3. Model precision is the real bottleneck for code generation
V4 Flash is one of the most capable open models available. It understands codebases, generates plausible implementations, and iterates on failures. But passing hidden test suites for complex real-world software engineering tasks requires a level of precision that current open models have not reached. This is not a context problem or a speed problem. It is a reasoning problem.
4. Local inference makes iteration free
The ability to run 41 million input tokens through a 284B parameter model at zero marginal cost changes how you think about experimentation. We ran two full benchmark suites totaling 90 million input tokens and 450K output tokens without thinking about cost. That freedom to iterate is the real value of local inference, not the context window size.
Credits
This benchmark builds on the dual DGX Spark deployment recipe by tonyd2wild (github.com/tonyd2wild/deepseek-v4-flash-2x-spark-1m) and uses the DeepSWE benchmark framework by datacurve-ai with Pier v0.2.1 and mini-swe-agent v2.3.0.

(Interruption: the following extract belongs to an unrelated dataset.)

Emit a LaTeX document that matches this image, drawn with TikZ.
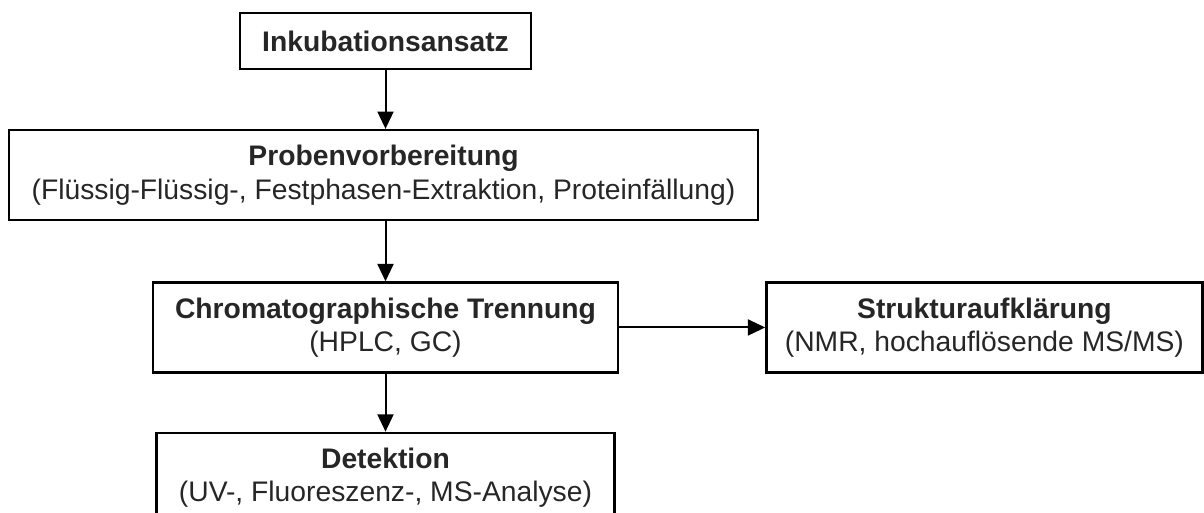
\documentclass[tikz,border=0pt]{standalone}
\usepackage{fontspec}
\setmainfont{Liberation Sans}
\usetikzlibrary{positioning, arrows.meta}
\tikzstyle{stage} = [rectangle, draw=black, line width=1.8pt, align=center, minimum height=67.5pt, inner sep=0pt, text=black!85, font=\fontsize{21.2}{25}\selectfont]
\tikzstyle{edge} = [line width=1.5pt, -{Triangle[length=13pt,width=12pt]}]

\begin{document}
\begin{tikzpicture}[x=0.75pt, y=-0.75pt]
\useasboundingbox (0,0) rectangle (1204,513);

\node (inkub) [stage, minimum width=218pt, minimum height=42pt] at (385.5,41) {\textbf{Inkubationsansatz}};
\node (probe) [stage, minimum width=561.75pt, below=44pt of inkub, xshift=-1.5pt] {\textbf{Probenvorbereitung}\\(Flüssig-Flüssig-, Festphasen-Extraktion, Proteinfällung)};
\node (chrom) [stage, minimum width=348.75pt, below=45pt of probe, xshift=1.5pt] {\textbf{Chromatographische Trennung}\\(HPLC, GC)};
\node (struktur) [stage, minimum width=327pt, right=109.5pt of chrom] {\textbf{Strukturaufklärung}\\(NMR, hochauflösende MS/MS)};
\node (detekt) [stage, minimum width=343.5pt, below=43.5pt of chrom] {\textbf{Detektion}\\(UV-, Fluoreszenz-, MS-Analyse)};

\draw [edge] (inkub) -- (inkub |- probe.north);
\draw [edge] (chrom |- probe.south) -- (chrom);
\draw [edge] (chrom) -- (struktur);
\draw [edge] (chrom) -- (detekt);

\end{tikzpicture}
\end{document}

Frequently Asked Questions
Does 1M context improve automated coding results?
In our testing, no. Running DeepSWE benchmarks with mini-swe-agent, no task ever exceeded 150K context tokens regardless of whether the model supported 262K or 1M. The agent manages its own context window and stays well below either limit. The 1M context provided zero improvement in task completion.
Why was the 1M run faster if context size did not matter?
The speed improvement came from vLLM configuration differences. The 1M config uses lower GPU memory utilization (0.82 vs 0.90) and explicit concurrency limits (max-num-seqs=6), which creates a more efficient KV cache layout for moderate-length sequences. These same parameters could be applied at 262K for similar speed gains.
Can local LLMs pass DeepSWE benchmarks?
In our experience with DeepSeek V4 Flash (284B MoE, FP8 quantized), no. The model executes the agent loop competently but cannot produce code precise enough to pass hidden test suites for complex real-world tasks. The bottleneck is reasoning precision, not context window, speed, or iteration budget.
What is the real value of local inference for agent workloads?
Zero marginal cost on iteration. We ran 90 million input tokens across two benchmark suites without thinking about API costs. That freedom to experiment aggressively, run long agent sessions, and try different configurations is transformative for research and development workflows.
Should I use 1M or 262K context for agent workloads?
Measure your actual peak context usage first. If your agent stays under 150K tokens (as mini-swe-agent does), 262K is sufficient and wastes less GPU memory. If you are processing entire codebases or running unsummarized multi-hour sessions, 1M may genuinely help. But the vLLM throughput tuning (lower gpu-mem-util, explicit max-num-seqs) is likely more impactful than raw context size.